In 2020, Greenpeace found supertrawlers spent 5,590 hours fishing in protected areas.
In 2017, supertrawlers had spent just 475 hours fishing in UK-protected areas.
Last week Greenpeace was forced to shadow a supertrawler away from UK waters.
The Willem van der Zwan passed through the Offshore Overfalls Marine Protected Area off the Sussex coast.
Fiona Nicholls, a Greenpeace UK oceans campaigner, said: “Supertrawlers like the Willem van der Zwan spend thousands of hours each year fishing inside our protected areas at sea.
”They endanger the health of our oceans, remove unimaginably vast quantities of fish from the ecosystem, and destroy the livelihoods of local fishers all around the UK.
“The Willem has absolutely no place fishing in the UK’s protected areas.”
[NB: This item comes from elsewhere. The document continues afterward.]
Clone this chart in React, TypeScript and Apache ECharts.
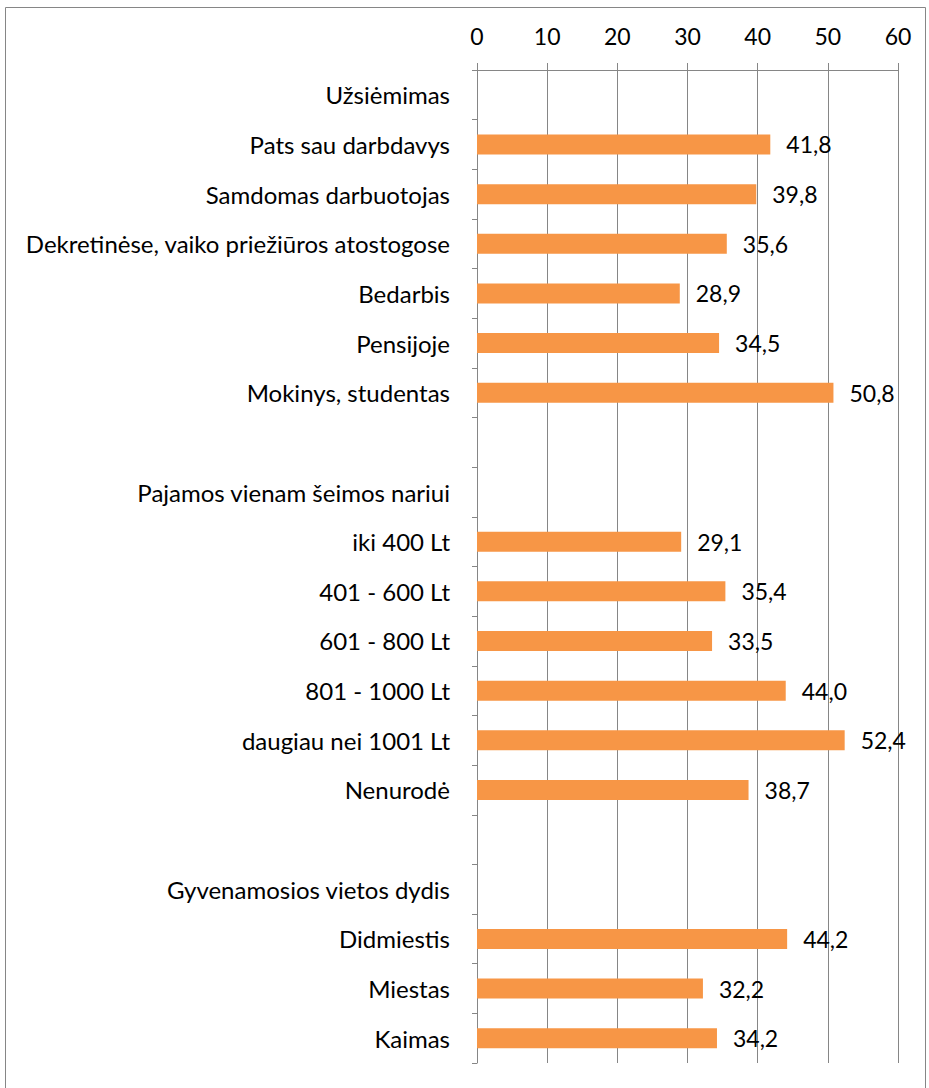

A spokeswoman for the Department for Environment, Food and Rural Affairs said: “The UK is a global leader in the protection of our seas, with our ‘Blue Belt’ of Marine Protected Areas extending across 38% of UK waters and plans to pilot Highly Protected Marine Areas to boost biodiversity recovery.
“We are committed to achieving a healthy and sustainable marine environment, and 98 sites in our inshore waters now have management measures in place to protect habitats from bottom towed fishing gears.”